La troisième incertitude est d’ordre constitutionnel. Pour qu’un référendum sur l’indépendance de l’Ecosse ait lieu et que son résultat soit valide, encore faut-il que le gouvernement national donne son accord, ce que Boris Johnson n’est pas disposé à faire. Le Premier ministre a notamment rappelé la promesse faite par le SNP pour le référendum de 2014 (où le « non » l’avait emporté à 55,3%) qu’un tel référendum n’aurait lieu en Ecosse qu’une fois par génération. Mais ici, la malhonnêteté intellectuelle est plutôt du côté du Parti conservateur britannique au pouvoir : l’un des arguments contre l’indépendance qui avaient été avancés était que l’Ecosse perdrait son statut d’État membre de l’UE si elle devenait indépendante, alors qu’elle demeurerait dans l’UE en demeurant membre du Royaume-Uni. Deux ans plus tard, le vote sur le Brexit avait lieu et 62% des Ecossais avaient voté pour le maintien dans l’UE. Un tel changement de paradigme remet donc en question la promesse du « once in a generation ».

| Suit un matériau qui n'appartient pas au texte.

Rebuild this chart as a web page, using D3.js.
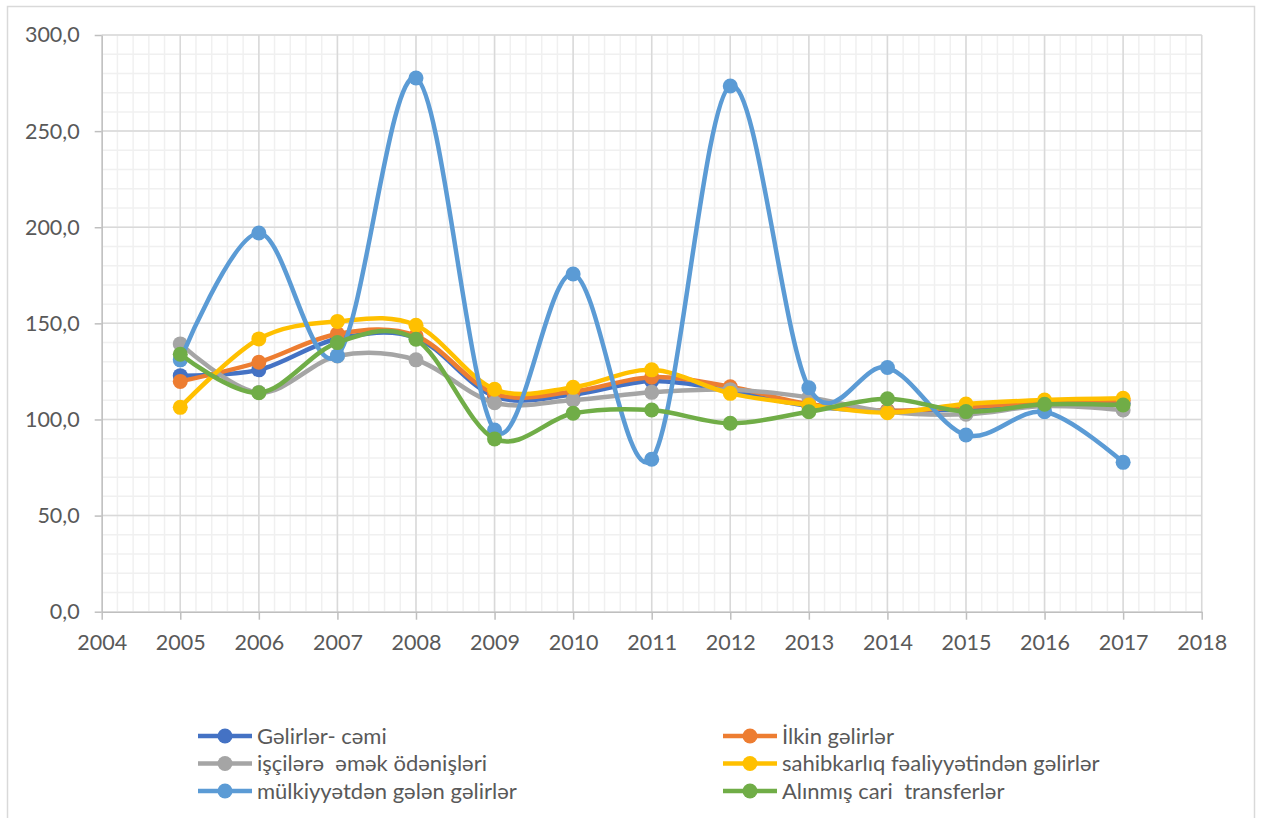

D’autant plus que si l’UE ne s’est pas officiellement exprimée sur son soutien au retour dans l’UE d’une Ecosse indépendante, des signaux positifs ont été envoyés çà et là, notamment de la part de Donald Tusk, ancien Président du Conseil européen, qui a déclaré qu’un tel scénario serait accueilli avec enthousiasme à Bruxelles et dans les États membres, rappelant néanmoins les formalités et traités à respecter. Michel Barnier, négociateur en chef de l’UE, avait également suscité un certain espoir en affirmant être « disposé à écouter » une extension de la période de transition pour l’Ecosse, rappelant néanmoins que les dispositions constitutionnelles du Royaume-Uni devaient être respectées

Aucune prise de position officielle de la part de l’UE donc, qui pourrait être taxée d’ingérence si elle se prononçait sur la question de l’indépendance d’une entité régionale d’un de ses États membres, et qui ne saurait prendre le risque de provoquer le gouvernement britannique dans un contexte de négociations déjà particulièrement tendu. À voir néanmoins si l’Union prendra officiellement position ou ouvrira un débat après la période de transition et la fin des négociations avec le Royaume-Uni.

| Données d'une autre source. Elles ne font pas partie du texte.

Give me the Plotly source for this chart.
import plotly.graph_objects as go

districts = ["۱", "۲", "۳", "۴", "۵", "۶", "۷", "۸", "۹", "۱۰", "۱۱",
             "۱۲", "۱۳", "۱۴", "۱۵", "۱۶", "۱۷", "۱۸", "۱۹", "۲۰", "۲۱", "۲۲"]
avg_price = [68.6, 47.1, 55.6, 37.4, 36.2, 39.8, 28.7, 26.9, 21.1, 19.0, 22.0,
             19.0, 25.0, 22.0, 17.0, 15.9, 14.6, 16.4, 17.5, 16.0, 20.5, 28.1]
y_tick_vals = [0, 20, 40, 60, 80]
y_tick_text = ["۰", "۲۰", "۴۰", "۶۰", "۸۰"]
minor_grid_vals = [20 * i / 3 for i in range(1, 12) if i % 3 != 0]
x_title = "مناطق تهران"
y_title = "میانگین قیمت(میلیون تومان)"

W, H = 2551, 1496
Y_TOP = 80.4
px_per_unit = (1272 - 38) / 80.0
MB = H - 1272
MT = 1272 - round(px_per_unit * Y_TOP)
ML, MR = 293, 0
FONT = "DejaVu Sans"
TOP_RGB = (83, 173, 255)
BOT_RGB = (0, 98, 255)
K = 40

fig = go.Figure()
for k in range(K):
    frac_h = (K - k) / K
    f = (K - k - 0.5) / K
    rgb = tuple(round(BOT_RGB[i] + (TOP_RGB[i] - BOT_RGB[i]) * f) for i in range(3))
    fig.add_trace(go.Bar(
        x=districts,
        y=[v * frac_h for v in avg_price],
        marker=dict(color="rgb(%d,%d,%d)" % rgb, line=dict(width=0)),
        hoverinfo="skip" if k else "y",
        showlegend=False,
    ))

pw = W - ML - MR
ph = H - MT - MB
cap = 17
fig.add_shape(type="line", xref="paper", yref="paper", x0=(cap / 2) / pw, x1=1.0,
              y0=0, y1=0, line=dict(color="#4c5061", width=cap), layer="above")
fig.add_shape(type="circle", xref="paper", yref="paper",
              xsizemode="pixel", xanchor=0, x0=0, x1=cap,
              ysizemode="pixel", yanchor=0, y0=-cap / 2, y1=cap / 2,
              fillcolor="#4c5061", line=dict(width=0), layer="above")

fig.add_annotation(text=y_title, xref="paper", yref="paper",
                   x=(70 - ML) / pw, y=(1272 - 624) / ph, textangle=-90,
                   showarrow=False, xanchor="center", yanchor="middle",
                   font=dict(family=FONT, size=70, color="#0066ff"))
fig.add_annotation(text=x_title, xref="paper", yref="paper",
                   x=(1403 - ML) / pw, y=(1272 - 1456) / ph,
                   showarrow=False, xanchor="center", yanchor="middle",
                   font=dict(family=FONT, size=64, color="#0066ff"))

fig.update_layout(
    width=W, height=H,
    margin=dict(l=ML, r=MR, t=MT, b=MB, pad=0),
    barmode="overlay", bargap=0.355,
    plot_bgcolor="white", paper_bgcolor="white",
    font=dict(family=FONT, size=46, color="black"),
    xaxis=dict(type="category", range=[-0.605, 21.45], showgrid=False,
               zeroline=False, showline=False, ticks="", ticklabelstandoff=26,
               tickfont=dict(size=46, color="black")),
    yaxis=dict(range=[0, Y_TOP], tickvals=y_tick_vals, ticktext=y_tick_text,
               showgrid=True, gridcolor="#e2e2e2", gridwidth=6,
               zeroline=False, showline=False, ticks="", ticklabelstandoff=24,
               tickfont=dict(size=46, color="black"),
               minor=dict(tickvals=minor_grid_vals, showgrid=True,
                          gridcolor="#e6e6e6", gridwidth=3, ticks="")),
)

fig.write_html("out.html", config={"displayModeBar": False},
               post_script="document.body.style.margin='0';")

L’auteure remercie Gavin Dewar pour sa relecture et ses éclairages avisés sur la politique intérieure écossaise.

Notes

[1Le Royaume-Uni est composé de quatre nations constitutives : l’Angleterre, l’Ecosse, l’Irlande du nord et le Pays de Galles. Concernant l’Ecosse, dans le cadre de la dévolution, un certain nombre de pouvoirs et prérogatives ont été transférés du pouvoir central (représenté par le Parlement national de Westminster et le gouvernement de Boris Johnson) vers l’assemblée régionale écossaise (représentée par le Parlement de Holyrood à Edimbourg), qui désigne suite aux élections parlementaires régionales le chef du gouvernement écossais (en l’occurrence, Nicola Sturgeon). Via la dévolution, l’Ecosse jouit ainsi d’un pouvoir de décision dans plusieurs domaines (en matière de santé ou d’éducation par exemple). Gouvernement et parlements centraux et régionaux cohabitent ainsi au Royaume-Uni. Si en français, Johnson et Sturgeon sont tous deux qualifiés de « Premier ministre », l’anglais différencie le « Prime Minister » (Johnson) du « First Minister » (Sturgeon) pour distinguer les deux niveaux de décision.

[2Pour plus de détails sur l’ensemble des mesures prises par l’Ecosse dans le cadre de la crise du covid-19 depuis mars, voir la frise chronologique dédiée sur le site du Centre d’information du Parlement écossais.